Conglomerate to buy 20 new locomotives

SI RACHA, CHON BURI: PTT Plc, the national oil and gas conglomerate, plans to invest up to 4 billion baht to upgrade gas transport via the railway system over the next five years.

Its existing locomotives for transporting liquefied petroleum gas (LPG), mostly to the North, have been in use for more than 25 years and are deteriorating.

Saran Rangkasiri, executive vice-president overseeing oil business, said the plan to upgrade gas transport included the purchase of 20 new locomotives and development of LPG storage facilities along the rail route.

PTT expects to buy the locomotives from GE, whose quality is widely accepted by transport operators.

"We need to upgrade our rail transport system because the costs of carrying gas via rail are 50% cheaper than carrying gas via road," Mr Saran said.

The upgrade will help cut transport costs for about 600 tonnes of LPG per day that has been carried from Nakhon Sawan in the lower North to the northeastern city of Khon Kaen.

PTT is in talks with the State Railway of Thailand about getting special freight rates in return for buying the locomotives.

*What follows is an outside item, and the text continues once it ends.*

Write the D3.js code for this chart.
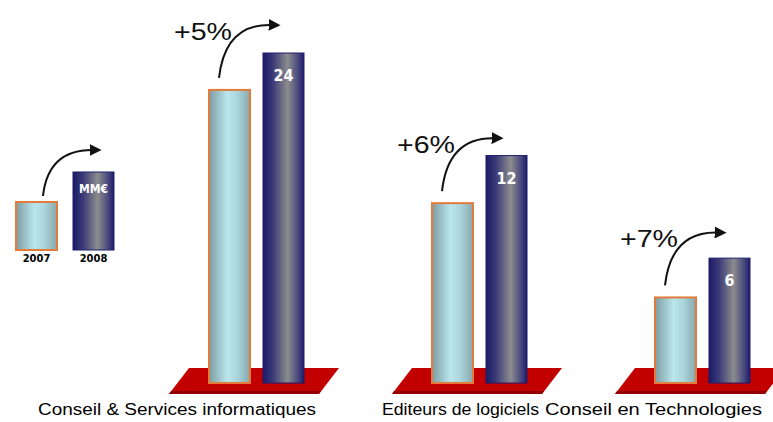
<!DOCTYPE html>
<html><head><meta charset="utf-8">
<script src="https://cdn.jsdelivr.net/npm/d3@7/dist/d3.min.js"></script>
<style>body{margin:0;background:#fff}svg{display:block}</style>
</head><body>
<svg id="c" width="773" height="422"></svg>
<script>
const categories = ["Conseil & Services informatiques", "Editeurs de logiciels", "Conseil en Technologies"];
const years = ["2007", "2008"];
const values2007 = [18.7, 8.7, 4.6];
const values2008 = [24, 12, 6];
const growthLabels = ["+5%", "+6%", "+7%"];
const unitLabel = "MM€";
const labelWidths = [278, 157, 217];

const svg = d3.select("#c");
const defs = svg.append("defs");

function hGrad(id, stops) {
  const g = defs.append("linearGradient").attr("id", id).attr("x1", 0).attr("x2", 1).attr("y1", 0).attr("y2", 0);
  stops.forEach(s => g.append("stop").attr("offset", s[0]).attr("stop-color", s[1]));
}
hGrad("g07", [[0, "#7e9ca3"], [0.45, "#b9e6ec"], [0.7, "#a9d4da"], [1, "#86a8ae"]]);
hGrad("g08", [[0, "#1b1a68"], [0.25, "#3c3c78"], [0.6, "#8c8c8e"], [0.85, "#4a4a7e"], [1, "#1c1b6a"]]);

defs.append("marker").attr("id", "ah").attr("viewBox", "0 0 10 10").attr("refX", 2).attr("refY", 5)
  .attr("markerWidth", 6).attr("markerHeight", 6).attr("orient", "auto").attr("markerUnits", "strokeWidth")
  .append("path").attr("d", "M0,0 L10,5 L0,10 z").attr("fill", "#111");

const x = d3.scaleBand().domain(categories).range([209, 209 + 3 * 223]);
const xi = d3.scaleBand().domain(years).range([0, 95]).paddingInner(0.2407);
const y = d3.scaleLog().domain([2.58, 24]).range([383, 53]);

const data = categories.map((c, i) => ({ c, i, v07: values2007[i], v08: values2008[i], g: growthLabels[i] }));

const grp = svg.selectAll("g.grp").data(data).join("g").attr("class", "grp")
  .attr("transform", d => `translate(${x(d.c)},0)`);

// platform
grp.append("path")
  .attr("d", "M-20,368 L130,368 L110,394 L-40,394 Z")
  .attr("fill", "#c30000");
grp.append("path")
  .attr("d", "M-38,391 L112,391 L110,394 L-40,394 Z")
  .attr("fill", "#930000");

// bars 2007
grp.append("rect")
  .attr("x", xi("2007")).attr("width", xi.bandwidth())
  .attr("y", d => y(d.v07)).attr("height", d => y.range()[0] - y(d.v07))
  .attr("fill", "url(#g07)").attr("stroke", "#e27c3a").attr("stroke-width", 2);
// bars 2008
grp.append("rect")
  .attr("x", xi("2008")).attr("width", xi.bandwidth())
  .attr("y", d => y(d.v08)).attr("height", d => y.range()[0] - y(d.v08))
  .attr("fill", "url(#g08)").attr("stroke", "#1e1d6c").attr("stroke-width", 1);

// value labels
grp.append("text")
  .attr("x", xi("2008") + xi.bandwidth() / 2).attr("y", d => y(d.v08) + 28)
  .attr("text-anchor", "middle").attr("fill", "#fff")
  .attr("font-family", "'Liberation Sans Narrow','DejaVu Sans Condensed',Arial,sans-serif")
  .attr("font-weight", "bold").attr("font-size", 16)
  .text(d => d.v08);

// arrows
grp.append("path")
  .attr("d", d => {
    const sx = xi("2007") + 10, sy = y(d.v07) - 12;
    const tx = xi("2008") + 8, ty = y(d.v07) - 65;
    return `M${sx},${sy} Q${sx + 6},${ty - 1} ${tx},${ty}`;
  })
  .attr("fill", "none").attr("stroke", "#111").attr("stroke-width", 2).attr("marker-end", "url(#ah)");

// growth labels
grp.append("text")
  .attr("x", xi("2007") + 23).attr("y", d => y(d.v07) - 50)
  .attr("text-anchor", "end").attr("fill", "#111")
  .attr("font-family", "'Liberation Sans',Arial,sans-serif").attr("font-size", 23)
  .attr("textLength", 58).attr("lengthAdjust", "spacingAndGlyphs")
  .text(d => d.g);

// category labels
grp.append("text")
  .attr("x", 107).attr("y", 415)
  .attr("text-anchor", "end").attr("fill", "#000")
  .attr("font-family", "'Liberation Sans',Arial,sans-serif").attr("font-size", 16)
  .attr("textLength", d => labelWidths[d.i]).attr("lengthAdjust", "spacingAndGlyphs")
  .text(d => d.c);

// legend
const lg = svg.append("g");
lg.append("rect").attr("x", 16).attr("y", 202).attr("width", 41).attr("height", 48)
  .attr("fill", "url(#g07)").attr("stroke", "#e27c3a").attr("stroke-width", 2);
lg.append("rect").attr("x", 73).attr("y", 172).attr("width", 41).attr("height", 78)
  .attr("fill", "url(#g08)").attr("stroke", "#1e1d6c").attr("stroke-width", 1);
lg.append("text").attr("x", 93.5).attr("y", 193).attr("text-anchor", "middle").attr("fill", "#fff")
  .attr("font-family", "'Liberation Sans Narrow','DejaVu Sans Condensed',Arial,sans-serif")
  .attr("font-weight", "bold").attr("font-size", 12).text(unitLabel);
lg.selectAll("text.yr").data(years).join("text").attr("class", "yr")
  .attr("x", (d, i) => i === 0 ? 36.5 : 93.5).attr("y", 262).attr("text-anchor", "middle")
  .attr("font-family", "'Liberation Sans Narrow','DejaVu Sans Condensed',Arial,sans-serif")
  .attr("font-weight", "bold").attr("font-size", 11).attr("fill", "#000").text(d => d);
lg.append("path").attr("d", "M43,196 Q48,150 92,150")
  .attr("fill", "none").attr("stroke", "#111").attr("stroke-width", 2).attr("marker-end", "url(#ah)");
</script>
</body></html>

It expects the first lot of 10 locomotives to start operations by 2017.

However, demand for LPG in the North and Northeast has dropped significantly since the LPG price was floated in October 2014. Consumption in the regions used to be 800-1,000 tonnes per day when the retail price was capped at an unrealistic low of 18.13 baht per kilogramme, well below the global price of 25 baht.

Meanwhile, PTT also plans to turn its LPG storage centre in Si Racha in Chon Buri province into a facility for re-exporting gas to the Mekong region.

The company has invested nearly 10 billion baht to double its LPG storage capacity to 250,000 tonnes over the past three years as LPG demand surged in the transport sector.

However, the global collapse of oil prices has made the price of LPG unattractive compared with oil. Demand for LPG in the transport sector has fallen sharply by 12.1% to 2,026 kilotonnes of oil equivalent last year, leading PTT's storage centre to have excessive supply.

To deal with the oversupply at home, PTT plans to enter the bigger LPG market of Asean, aiming to enhance its storage and facilities for export of the gas in the region.